**DATA SEGMENT:**
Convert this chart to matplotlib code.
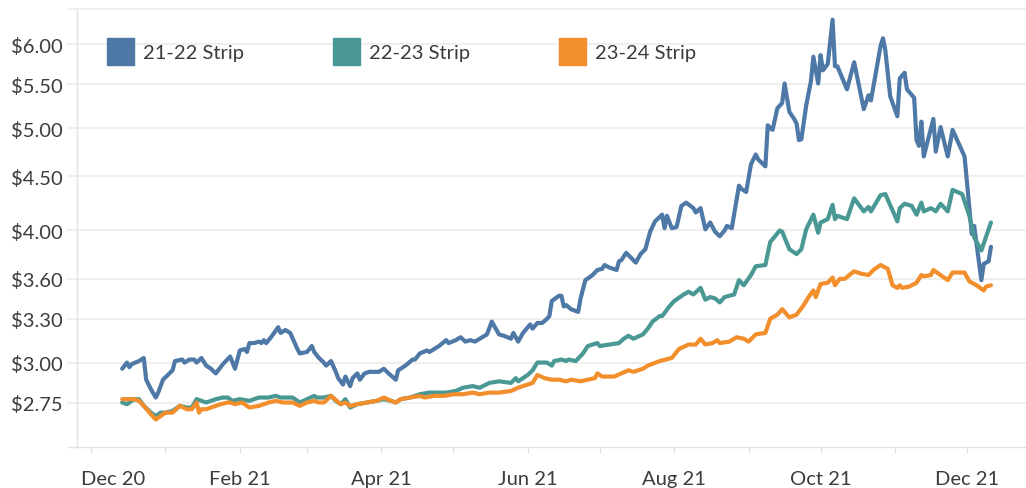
import numpy as np
import matplotlib
matplotlib.use("Agg")
import matplotlib.pyplot as plt
import matplotlib.dates as mdates
import matplotlib.transforms as mtransforms
from matplotlib.patches import Rectangle

# ---------------- data (days since 2020-12-01, $ value) ----------------
start_date = np.datetime64("2020-12-01")

strip_2122_days = [13, 15, 16, 17, 20, 22, 23, 25, 27, 28, 30, 34, 35, 38, 39, 41, 43, 44, 46, 48,
                   50, 52, 55, 58, 60, 62, 64, 65, 66, 68, 70, 71, 72, 73, 75, 78, 79, 81, 83, 86,
                   87, 90, 92, 93, 95, 97, 98, 100, 102, 103, 105, 106, 108, 109, 111, 112, 114, 116, 120, 122,
                   124, 127, 128, 131, 134, 135, 137, 140, 141, 143, 145, 148, 149, 152, 154, 156, 158, 160, 162, 165,
                   167, 170, 172, 175, 176, 178, 180, 183, 184, 186, 188, 190, 191, 192, 195, 196, 197, 198, 200, 203,
                   204, 206, 209, 211, 213, 214, 216, 219, 220, 221, 223, 225, 227, 229, 231, 233, 235, 238, 239, 240,
                   242, 244, 246, 248, 251, 252, 254, 256, 258, 260, 262, 264, 265, 267, 270, 271, 273, 275, 277, 278,
                   281, 282, 283, 284, 286, 288, 289, 291, 293, 294, 295, 296, 298, 300, 301, 303, 304, 305, 307, 309,
                   310, 311, 315, 318, 322, 324, 325, 329, 330, 331, 333, 336, 337, 339, 340, 343, 344, 345, 346, 347,
                   351, 352, 354, 357, 359, 364, 367, 368, 371, 372, 374, 375]
strip_2122 = [2.96, 3.00, 2.97, 2.99, 3.01, 3.03, 2.89, 2.83, 2.78, 2.81, 2.89, 2.95, 3.01, 3.02, 3.00, 3.02, 3.02, 3.00, 3.03, 2.98,
              2.96, 2.93, 2.99, 3.04, 2.96, 3.08, 3.09, 3.07, 3.13, 3.13, 3.14, 3.13, 3.15, 3.13, 3.17, 3.24, 3.20, 3.22, 3.20, 3.09,
              3.06, 3.07, 3.11, 3.07, 3.03, 3.00, 2.98, 3.01, 2.94, 2.90, 2.86, 2.91, 2.85, 2.90, 2.93, 2.89, 2.93, 2.94, 2.94, 2.96,
              2.93, 2.89, 2.95, 2.98, 3.02, 3.02, 3.06, 3.08, 3.07, 3.09, 3.11, 3.15, 3.13, 3.15, 3.17, 3.14, 3.15, 3.14, 3.16, 3.19,
              3.28, 3.19, 3.18, 3.16, 3.20, 3.14, 3.20, 3.26, 3.23, 3.27, 3.27, 3.30, 3.32, 3.43, 3.47, 3.47, 3.39, 3.40, 3.37, 3.35,
              3.45, 3.59, 3.63, 3.67, 3.68, 3.71, 3.69, 3.67, 3.74, 3.75, 3.81, 3.77, 3.73, 3.80, 3.84, 3.99, 4.08, 4.14, 4.02, 4.13,
              4.02, 4.03, 4.22, 4.25, 4.20, 4.16, 4.20, 4.01, 4.07, 3.99, 3.95, 4.00, 4.04, 4.02, 4.41, 4.38, 4.35, 4.62, 4.72, 4.67,
              4.60, 5.03, 5.00, 4.98, 5.22, 5.28, 5.51, 5.18, 5.10, 5.05, 4.87, 4.88, 5.25, 5.54, 5.84, 5.51, 5.86, 5.67, 5.75, 6.33,
              5.72, 5.72, 5.44, 5.77, 5.21, 5.37, 5.31, 5.98, 6.08, 5.92, 5.36, 5.13, 5.57, 5.64, 5.44, 5.34, 4.87, 4.81, 5.07, 4.70,
              5.10, 4.75, 5.01, 4.70, 4.98, 4.70, 3.97, 4.04, 3.59, 3.72, 3.74, 3.86]

strip_2223_days = [13, 15, 18, 20, 22, 25, 27, 29, 31, 34, 37, 40, 42, 44, 48, 52, 55, 57, 59, 62,
                   66, 70, 74, 77, 79, 84, 87, 90, 93, 94, 97, 100, 102, 104, 106, 108, 111, 115, 119, 122,
                   125, 127, 129, 133, 137, 141, 144, 148, 152, 155, 159, 162, 166, 170, 175, 177, 178, 182, 184, 186,
                   190, 192, 193, 196, 198, 199, 202, 205, 207, 211, 212, 216, 220, 222, 224, 226, 230, 232, 234, 237,
                   238, 241, 243, 247, 249, 251, 254, 256, 258, 260, 262, 264, 268, 270, 272, 275, 277, 281, 283, 285,
                   287, 288, 291, 294, 296, 298, 301, 303, 304, 307, 309, 310, 311, 315, 318, 322, 324, 325, 329, 331,
                   336, 337, 339, 342, 344, 346, 347, 350, 352, 354, 357, 359, 363, 366, 368, 371, 375]
strip_2223 = [2.75, 2.74, 2.77, 2.77, 2.73, 2.69, 2.67, 2.69, 2.69, 2.70, 2.73, 2.72, 2.72, 2.77, 2.75, 2.77, 2.78, 2.78, 2.76, 2.77,
              2.76, 2.78, 2.78, 2.79, 2.78, 2.78, 2.75, 2.77, 2.79, 2.78, 2.78, 2.79, 2.76, 2.74, 2.77, 2.72, 2.74, 2.75, 2.76, 2.77,
              2.76, 2.75, 2.77, 2.78, 2.80, 2.81, 2.81, 2.81, 2.82, 2.84, 2.85, 2.84, 2.87, 2.88, 2.87, 2.90, 2.88, 2.92, 2.95, 3.00,
              3.00, 2.98, 3.01, 3.02, 3.01, 3.02, 3.01, 3.06, 3.11, 3.13, 3.11, 3.12, 3.13, 3.16, 3.18, 3.16, 3.19, 3.23, 3.28, 3.32,
              3.32, 3.39, 3.43, 3.48, 3.50, 3.48, 3.53, 3.44, 3.46, 3.45, 3.42, 3.46, 3.48, 3.59, 3.55, 3.63, 3.70, 3.71, 3.90, 3.95,
              4.00, 3.99, 3.84, 3.80, 3.84, 4.01, 4.14, 3.98, 4.07, 4.10, 4.23, 4.10, 4.13, 4.10, 4.29, 4.17, 4.21, 4.17, 4.32, 4.33,
              4.08, 4.20, 4.24, 4.22, 4.14, 4.25, 4.17, 4.20, 4.17, 4.24, 4.17, 4.37, 4.33, 4.13, 3.94, 3.83, 4.07]

strip_2324_days = [13, 16, 18, 20, 22, 25, 27, 29, 31, 34, 37, 40, 42, 44, 45, 46, 48, 52, 54, 57,
                   58, 60, 63, 66, 70, 74, 77, 80, 84, 87, 90, 93, 95, 97, 100, 104, 106, 108, 111, 115,
                   119, 122, 125, 127, 129, 133, 137, 139, 143, 147, 151, 155, 159, 162, 166, 170, 175, 178, 182, 184,
                   186, 189, 192, 195, 198, 200, 204, 207, 210, 211, 213, 218, 221, 224, 226, 230, 232, 237, 242, 245,
                   249, 252, 254, 256, 259, 261, 262, 266, 269, 272, 274, 277, 281, 283, 286, 288, 291, 294, 297, 299,
                   301, 302, 304, 307, 309, 310, 312, 314, 318, 321, 324, 326, 329, 332, 334, 336, 337, 338, 341, 344,
                   346, 347, 350, 351, 354, 357, 359, 364, 366, 369, 372, 373, 375]
strip_2324 = [2.77, 2.77, 2.77, 2.76, 2.73, 2.68, 2.65, 2.67, 2.69, 2.69, 2.73, 2.71, 2.71, 2.75, 2.69, 2.71, 2.71, 2.73, 2.74, 2.75,
              2.75, 2.74, 2.75, 2.72, 2.73, 2.75, 2.76, 2.75, 2.75, 2.73, 2.75, 2.76, 2.75, 2.75, 2.79, 2.74, 2.75, 2.73, 2.74, 2.75,
              2.76, 2.78, 2.76, 2.75, 2.77, 2.78, 2.79, 2.78, 2.79, 2.79, 2.80, 2.80, 2.81, 2.80, 2.81, 2.81, 2.82, 2.84, 2.86, 2.87,
              2.92, 2.90, 2.89, 2.89, 2.88, 2.89, 2.88, 2.89, 2.90, 2.93, 2.91, 2.91, 2.93, 2.95, 2.94, 2.96, 2.98, 3.01, 3.03, 3.09,
              3.12, 3.12, 3.16, 3.12, 3.13, 3.15, 3.13, 3.14, 3.17, 3.16, 3.14, 3.19, 3.20, 3.30, 3.33, 3.37, 3.31, 3.33, 3.40, 3.46,
              3.51, 3.46, 3.56, 3.57, 3.61, 3.55, 3.60, 3.60, 3.66, 3.64, 3.63, 3.67, 3.71, 3.68, 3.55, 3.53, 3.55, 3.53, 3.54, 3.57,
              3.63, 3.62, 3.63, 3.67, 3.63, 3.59, 3.65, 3.65, 3.58, 3.55, 3.51, 3.54, 3.55]

series_names = ["21-22 Strip", "22-23 Strip", "23-24 Strip"]
series_colors = ["#4e79a7", "#499894", "#f28e2b"]

y_ticks = [2.75, 3.00, 3.30, 3.60, 4.00, 4.50, 5.00, 5.50, 6.00]
y_tick_labels = ["$2.75", "$3.00", "$3.30", "$3.60", "$4.00", "$4.50", "$5.00", "$5.50", "$6.00"]
x_tick_labels = ["Dec 20", "Feb 21", "Apr 21", "Jun 21", "Aug 21", "Oct 21", "Dec 21"]

# ---------------- figure ----------------
W, H = 1026, 489
DPI = 100
FS = 14.5
plt.rcParams["font.family"] = ["Lato", "DejaVu Sans"]
fig = plt.figure(figsize=(W / DPI, H / DPI), dpi=DPI)

ax_l, ax_r, ax_t, ax_b = 77, 1026, 10, 448
ax = fig.add_axes([ax_l / W, (H - ax_b) / H, (ax_r - ax_l) / W, (ax_b - ax_t) / H])

TEXT = "#3c3c3c"
GRID = "#efefef"
AXLINE = "#e2e2e2"


def to_dates(days):
    return start_date + np.array(days).astype("timedelta64[D]")


all_days = [strip_2122_days, strip_2223_days, strip_2324_days]
all_vals = [strip_2122, strip_2223, strip_2324]
for days, vals, col in zip(all_days, all_vals, series_colors):
    ax.plot(to_dates(days), vals, color=col, lw=3.0, solid_joinstyle="round",
            solid_capstyle="round", zorder=3)

ax.set_yscale("log")
ax.set_ylim(2.496, 6.48)
ax.set_yticks(y_ticks)
ax.set_yticklabels(y_tick_labels)
ax.yaxis.set_minor_locator(matplotlib.ticker.NullLocator())

x0 = mdates.date2num(start_date) - 5.83
x1 = mdates.date2num(start_date) + 389.6
ax.set_xlim(x0, x1)

major_dates = [np.datetime64(d) for d in ["2020-12-01", "2021-02-01", "2021-04-01", "2021-06-01",
                                           "2021-08-01", "2021-10-01", "2021-12-01"]]
minor_dates = [np.datetime64(d) for d in ["2021-01-01", "2021-03-01", "2021-05-01", "2021-07-01",
                                           "2021-09-01", "2021-11-01"]]
ax.set_xticks(mdates.date2num(major_dates))
ax.set_xticklabels(x_tick_labels)
ax.set_xticks(mdates.date2num(minor_dates), minor=True)

for s in ["top", "right"]:
    ax.spines[s].set_visible(False)
ax.spines["left"].set_color(AXLINE)
ax.spines["bottom"].set_color(AXLINE)
ax.spines["left"].set_linewidth(1.0)
ax.spines["bottom"].set_linewidth(1.0)

ax.tick_params(axis="y", length=0, pad=10, labelsize=FS, labelcolor=TEXT)
ax.tick_params(axis="x", which="both", length=4, width=1, color=AXLINE, pad=12.5,
               labelsize=FS, labelcolor=TEXT)

# shift first x label (kept inside like the original)
lbl0 = ax.get_xticklabels()[0]
lbl0.set_transform(lbl0.get_transform() + mtransforms.ScaledTranslation(22 / DPI, 0, fig.dpi_scale_trans))

# horizontal gridlines extending left of the axis
trans = mtransforms.blended_transform_factory(ax.transAxes, ax.transData)
ext = -9 / (ax_r - ax_l)
for yv in y_ticks:
    ax.plot([ext, 1], [yv, yv], color=GRID, lw=1.5, transform=trans, clip_on=False, zorder=0)
ax.plot([ext, 1], [1, 1], color=GRID, lw=1.2, transform=ax.transAxes, clip_on=False, zorder=0)
ax.plot([ext, 0], [0, 0], color=AXLINE, lw=1.0, transform=ax.transAxes, clip_on=False, zorder=0)

# legend (inside plot, top)
leg_sq_x = [107, 333, 559]
for name, col, sx in zip(series_names, series_colors, leg_sq_x):
    fig.patches.append(Rectangle((sx / W, (H - 66) / H), 27 / W, 27 / H,
                                 transform=fig.transFigure, color=col, zorder=5))
    fig.text((sx + 36) / W, (H - 53) / H, name, ha="left", va="center",
             fontsize=FS, color=TEXT)

fig.savefig("out.png", dpi=DPI)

**EXERCISE TASK:**
Starting with the first line of the data above and ending with the line containing "from matplotlib.patches import Rectangle", please restate every line exactly, leaving images out.

**RESPONSE TO THIS EXERCISE:**
Convert this chart to matplotlib code.
import numpy as np
import matplotlib
matplotlib.use("Agg")
import matplotlib.pyplot as plt
import matplotlib.dates as mdates
import matplotlib.transforms as mtransforms
from matplotlib.patches import Rectangle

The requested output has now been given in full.